Material:
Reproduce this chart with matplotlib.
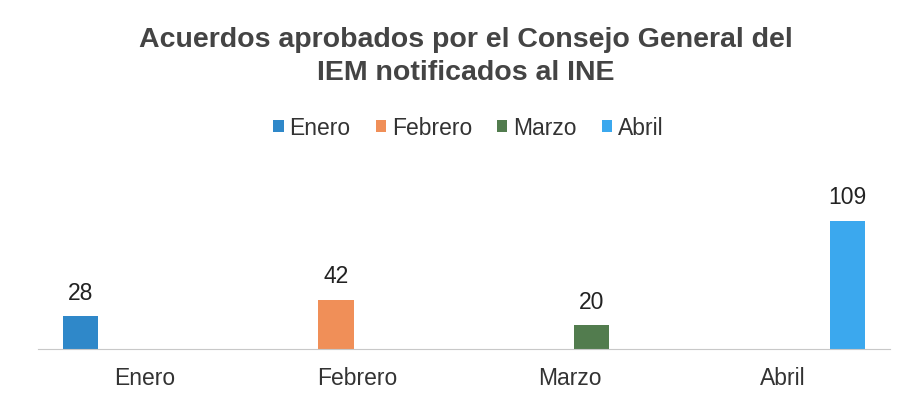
import numpy as np
import matplotlib.pyplot as plt

plt.rcParams['font.family'] = ['Liberation Sans', 'DejaVu Sans']

meses = ["Enero", "Febrero", "Marzo", "Abril"]
acuerdos = [28, 42, 20, 109]
colores = ["#2F88C9", "#F08F58", "#527C4E", "#3BA8EE"]

fig = plt.figure(figsize=(9.22, 4.14), dpi=100)
ax = fig.add_axes([0.041, 0.1546, 0.924, 0.3406])

x = np.arange(len(meses))
ancho = 0.165
paso = 0.2
for i, (mes, val, col) in enumerate(zip(meses, acuerdos, colores)):
    # cada serie solo tiene valor en su propio mes (barras agrupadas estilo Excel)
    off = (i - 1.5) * paso
    b = ax.bar(x[i] + off, val, width=ancho, color=col, label=mes)
    ax.bar_label(b, labels=[str(val)], padding=9, fontsize=16.5, color="#222222")

ax.set_xlim(-0.5, 3.5)
ax.set_ylim(0, 120)
ax.set_xticks(x)
ax.set_xticklabels(meses, fontsize=16.5, color="#333333")
ax.tick_params(axis='x', length=0, pad=12)
ax.set_yticks([])
for s in ["top", "right", "left"]:
    ax.spines[s].set_visible(False)
ax.spines["bottom"].set_color("#C8C8C8")
ax.spines["bottom"].set_linewidth(0.8)

fig.text(0.505, 0.863, "Acuerdos aprobados por el Consejo General del\nIEM notificados al INE",
         ha="center", va="center", fontsize=20.5, fontweight="bold", color="#444444",
         linespacing=1.35)

ax.legend(loc="center", bbox_to_anchor=(0.508, 0.69), bbox_transform=fig.transFigure,
          ncol=4, frameon=False, fontsize=16.5, handlelength=0.45, handleheight=0.45,
          handletextpad=0.25, columnspacing=1.1, labelcolor="#333333")

fig.savefig("out.png", dpi=100)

Set problem: Repeat verbatim all the material, but not the pictures.

The answer:
Reproduce this chart with matplotlib.
import numpy as np
import matplotlib.pyplot as plt

plt.rcParams['font.family'] = ['Liberation Sans', 'DejaVu Sans']

meses = ["Enero", "Febrero", "Marzo", "Abril"]
acuerdos = [28, 42, 20, 109]
colores = ["#2F88C9", "#F08F58", "#527C4E", "#3BA8EE"]

fig = plt.figure(figsize=(9.22, 4.14), dpi=100)
ax = fig.add_axes([0.041, 0.1546, 0.924, 0.3406])

x = np.arange(len(meses))
ancho = 0.165
paso = 0.2
for i, (mes, val, col) in enumerate(zip(meses, acuerdos, colores)):
    # cada serie solo tiene valor en su propio mes (barras agrupadas estilo Excel)
    off = (i - 1.5) * paso
    b = ax.bar(x[i] + off, val, width=ancho, color=col, label=mes)
    ax.bar_label(b, labels=[str(val)], padding=9, fontsize=16.5, color="#222222")

ax.set_xlim(-0.5, 3.5)
ax.set_ylim(0, 120)
ax.set_xticks(x)
ax.set_xticklabels(meses, fontsize=16.5, color="#333333")
ax.tick_params(axis='x', length=0, pad=12)
ax.set_yticks([])
for s in ["top", "right", "left"]:
    ax.spines[s].set_visible(False)
ax.spines["bottom"].set_color("#C8C8C8")
ax.spines["bottom"].set_linewidth(0.8)

fig.text(0.505, 0.863, "Acuerdos aprobados por el Consejo General del\nIEM notificados al INE",
         ha="center", va="center", fontsize=20.5, fontweight="bold", color="#444444",
         linespacing=1.35)

ax.legend(loc="center", bbox_to_anchor=(0.508, 0.69), bbox_transform=fig.transFigure,
          ncol=4, frameon=False, fontsize=16.5, handlelength=0.45, handleheight=0.45,
          handletextpad=0.25, columnspacing=1.1, labelcolor="#333333")

fig.savefig("out.png", dpi=100)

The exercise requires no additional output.